In the light of this sense of  uprooted-ness, of questions and conflicts, it stung a bit to read Americanah. Adichie's story of Obinze and Ifemelu, their loves and lives spans three continents and many years. It is a tale of loneliness, of moving elsewhere, of looking back, of inventing memories and building myths around old times, of loves and losses, of race and African hair. In the end it is a bit of a fairy tale. I would have liked tragedy, much as I love happy endings. It is about being black and different in America. About bad relationships, deadening jobs, conflicts, growing up...life, in all its drama and routine really. To Adichie's unwavering genius, the heavy handed topic of race and discrimination never overwhelms. It is fantastic storytelling. It is also a study into the conflicts and prejudices of countries and people. Somewhere, in different ways, we all face that. Conflicts of cultures, of city versus small town, of man versus woman, of choking control in relationships. 
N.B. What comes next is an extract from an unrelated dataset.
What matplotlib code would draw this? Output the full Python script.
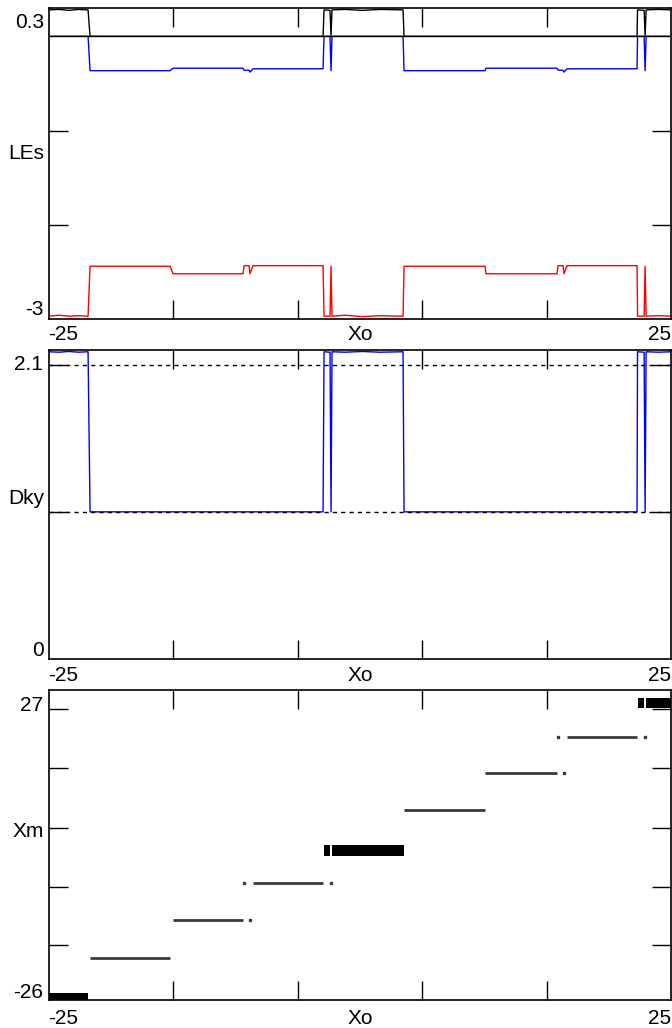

Ifemelu starts a blog in America to write about race. It becomes a hugely popular blog. The book could have had a little less of her blog posts, I admit to have skipped over a few. At nearly 500 pages, it is a long book and does stretch a bit in places. But such poetry does Adichie infuse in her sentences that you don't mind. For there are passages you want to read again and again for how they sound in your head. You want to find out what happens when Ifemelu and Obinze meet again, but you also want to read it slowly, savouring, lingering, pushing the end of the book from coming soon. 

In Americanah, I found many questions I have been asking myself. I found some answers too. More importantly, I found that Ifemelu could well have been me, in parts. We all could have been Obinze or Ifemelu. Americanah is a human story after all. It reminds you yet again why you love language, why you crave stories so much.